Got Net? Working toward a thoroughly wired Washington

Rep. John McCoy
Led by state Rep. John McCoy, legislative Democrats are continuing the demanding, extremely needed work of investigating and promoting broadband availability. It's a territory the investigating and promoting of which other communities, states and nations neglect at their great peril. McCoy chairs the pivotal House Technology, Energy & Communications Committee, which is monitoring state and federal work at establishing universal service reform. The McCoy committee, among its other missions, wants to find the best way to see to it that the so-called Internet Age is blind to color and economic class.
"We have before us a huge and fundamental goal," said McCoy. "It is the advancement of broadband services for citizens, communities and neighborhoods that right now are getting short shrift. We want to write -- we must write -- legislation that will strengthen broadband-availability in each of our 39 counties."
He emphasized that higher education and economic development "are intertwined with and, indeed, very closely connected with this booming technological sector of our 21st-century economy. It's fundamental that we emphasize equitable opportunities in Washington's communities of color -- and in our communities of economic injustice and socio-political disenfranchisement."
McCoy noted a recent Seattle Times editorial -- "Mining deeper (and younger) for tomorrow's workers and citizens " (Tuesday, June 12, 2012) -- lamenting the dearth of engineers and scientists who have been produced by Washington's colleges and universities. The newspaper editorial emphasizes that businesses here in the Evergreen State are crying out for more women and men who are ready and qualified to step into new-century careers.
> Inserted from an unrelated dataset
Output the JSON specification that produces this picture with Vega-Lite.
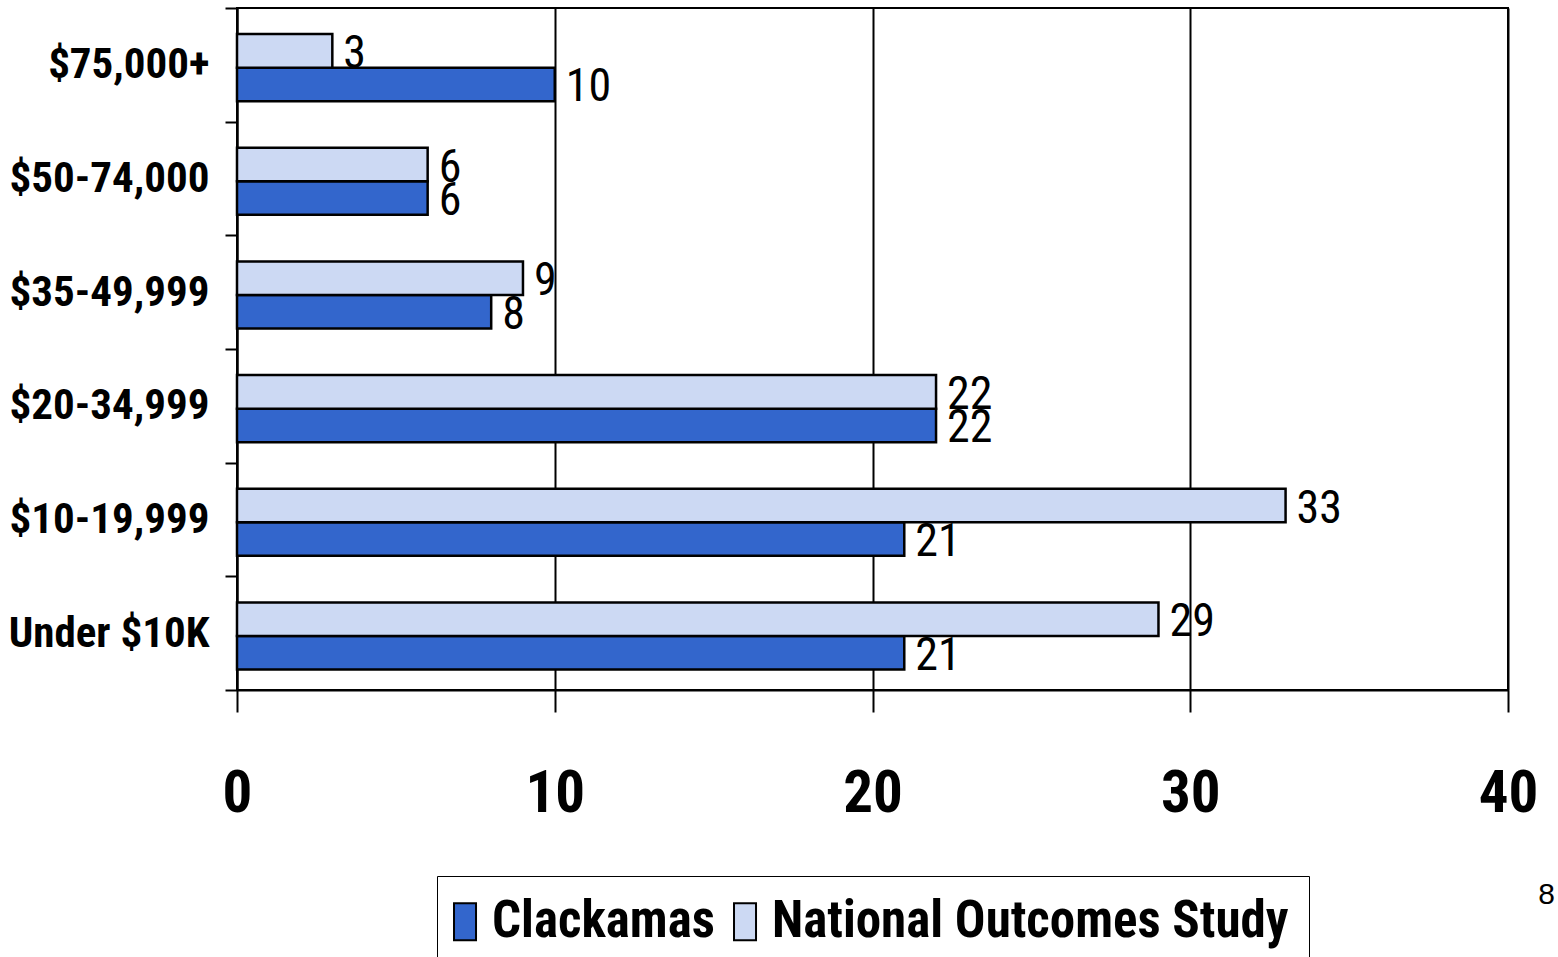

McCoy himself has a background very much heaped in technology. Retiring in 1981, his 20-year United States Air Force career had been filled with extensive training in computer operations and programming. He then worked as a computer technician in the White House from 1982 to 1985. McCoy went on to a management career in the private sector that continued his work and calling in the field of computer programming and operations.